Fundamentally, IA says, no application of value capture could alter the economic benefits and costs of a given project in any way.

Around Australia, the concept of value capture has gained increasing attention over the past year as the government has sought innovative mechanisms by which to fund Australia’s public asset requirements.

In essence, the notion of value capture revolves around capturing some of the uplift in property values which occurs within localised areas where new infrastructure such as road or rail infrastructure is put in place and applying this to cover some of the capital cost of the project in question.

This can be achieved through means such as betterment charges, developer charges, leveraging government land, taxes on property transactions, and taxes on land value.

Despite acknowledging that different mechanisms might be appropriate for different projects, IA chief executive officer Phillip Davis said a broad based land tax along with the phasing out of stamp duties would offer one of the best opportunities for sustainable, long term reform.
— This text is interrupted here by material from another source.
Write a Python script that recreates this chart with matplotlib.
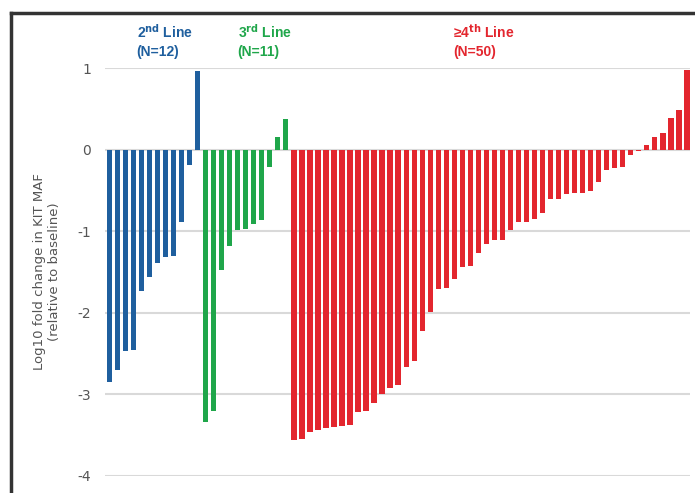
import matplotlib.pyplot as plt
from matplotlib.lines import Line2D

# valores (log10 fold change)
line2_vals = [-2.85, -2.70, -2.47, -2.45, -1.73, -1.56, -1.39, -1.32, -1.30,
              -0.89, -0.19, 0.96]
line3_vals = [-3.34, -3.20, -1.48, -1.18, -0.99, -0.97, -0.91, -0.86, -0.21,
              0.16, 0.38]
line4_vals = [-3.56, -3.55, -3.46, -3.44, -3.41, -3.40, -3.39, -3.38, -3.22, -3.20,
              -3.10, -2.99, -2.92, -2.89, -2.66, -2.59, -2.22, -1.99, -1.71, -1.70,
              -1.58, -1.44, -1.43, -1.27, -1.16, -1.11, -1.11, -0.99, -0.89, -0.89,
              -0.85, -0.78, -0.61, -0.61, -0.54, -0.53, -0.53, -0.51, -0.40, -0.25,
              -0.23, -0.21, -0.06, -0.02, 0.06, 0.15, 0.20, 0.39, 0.49, 0.97]

group_names = [r"2$^{\mathbf{nd}}$ Line", r"3$^{\mathbf{rd}}$ Line", r"≥4$^{\mathbf{th}}$ Line"]
group_n = ["(N=12)", "(N=11)", "(N=50)"]
group_colors = ["#1f5f9e", "#1fa64a", "#e3262e"]
label_x = [3.4, 16.0, 42.9]
yticks = [1, 0, -1, -2, -3, -4]

fig = plt.figure(figsize=(6.95, 4.93), dpi=100)
ax = fig.add_axes([0.151, 0.0345, 0.842, 0.8275])

groups = [line2_vals, line3_vals, line4_vals]
start = 0
for vals, color, name, n, lx in zip(groups, group_colors, group_names, group_n, label_x):
    xs = list(range(start, start + len(vals)))
    ax.bar(xs, vals, width=0.66, color=color, zorder=3)
    # etiqueta del grupo arriba
    ax.text(lx, 1.45, name, color=color, ha="left", va="center",
            fontsize=10, fontweight="bold", family=["Liberation Sans", "DejaVu Sans"])
    ax.text(lx, 1.2, n, color=color, ha="left", va="center",
            fontsize=10, fontweight="bold", family=["Liberation Sans", "DejaVu Sans"])
    start += len(vals)

ax.set_xlim(-0.55, 72.4)
ax.set_ylim(-4, 1)
ax.set_yticks(yticks)
ax.set_yticklabels([str(t) for t in yticks], color="#555555", fontsize=10)
ax.set_xticks([])
ax.tick_params(axis="y", length=0, pad=10)
for s in ax.spines.values():
    s.set_visible(False)
ax.grid(axis="y", color="#d9d9d9", linewidth=1.5, zorder=0)
ax.set_ylabel("Log10 fold change in KIT MAF\n(relative to baseline)", color="#555555",
              fontsize=9.5, labelpad=12)

# marco exterior (arriba e izquierda)
fig.add_artist(Line2D([0.016, 1.0], [0.974, 0.974], color="#333333", lw=2.5,
                      transform=fig.transFigure))
fig.add_artist(Line2D([0.016, 0.016], [0.0, 0.974], color="#333333", lw=2.5,
                      transform=fig.transFigure))

fig.savefig("out.png", dpi=100)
“A broad-based land tax would involve removing many exemptions to existing taxes on land value, streamlining charging processes and phasing out other charges such as stamp duties,” Davis said.

Consult Australia chief executive office Megan Motto said value capture has proven to be successful overseas and is something which must be considered in Australia if we are indeed to finance the necessary levels of investment in infrastructure going forward.

“Value capture isn’t a one size fits all approach but must play a role in delivering the infrastructure Australia so desperately needs,” Motto said.